The logic isn’t that hard to follow. The kids can be kept together and the high performers aren’t going to be affected. However, the reasoning behind this particular effort is more focused on social justice concerns. The outcomes might not be as awful as we expect but the reasoning behind them is not really all that defensible.

“The entire second chapter of the framework is about connecting math to social justice concepts like bias and racism: “Teachers can support discussions that center mathematical reasoning rather than issues of status and bias by intentionally defining what it means to do and learn mathematics together in ways that include and highlight the languages, identities, and practices of historically marginalized communities.”

Teachers should also think creatively about what math even entails: “To encourage truly equitable and engaging mathematics classrooms we need to broaden perceptions of mathematics beyond methods and answers so that students come to view mathematics as a connected, multi-dimensional subject that is about sense-making and reasoning, to which they can contribute and belong,” Soave continues.

When we tried to take a closer look at the framework, most of the quotes were tough to understand. All that we have seen is a school system that is looking to dumb things down in the name of social justice. Students who are looking to differentiate themselves will now have to wait until grades 11 and 12 to do so.

If you take a closer look at the first step, which is entitled Dismantling Racism in Mathematics Instruction, you get an idea of how ridiculous this all is. For starters, they believe that there is just too emphasis on getting the right answer. We are not sure how this is being justified but guys….it’s math! Typically, there is only one right answer to a question and there’s not much that can be done.

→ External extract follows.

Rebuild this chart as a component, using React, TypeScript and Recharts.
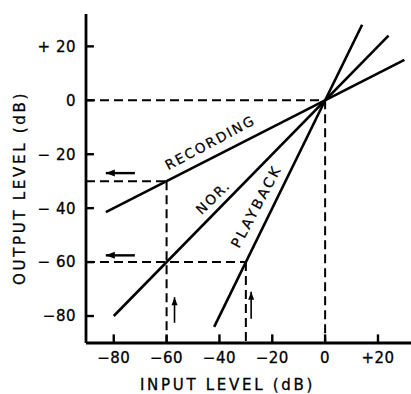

Teachers are also being asked to identify times that math was used to uphold racism. Students will also learn to “recognize the ways that communities of color engage in mathematics and problem-solving in their everyday lives”. If all of this sounds like nonsense to you, that’s because it is. Now that students are being led away from math and told that they need to embrace far-left philosophies, we are hoping that common sense can prevail before it is too late.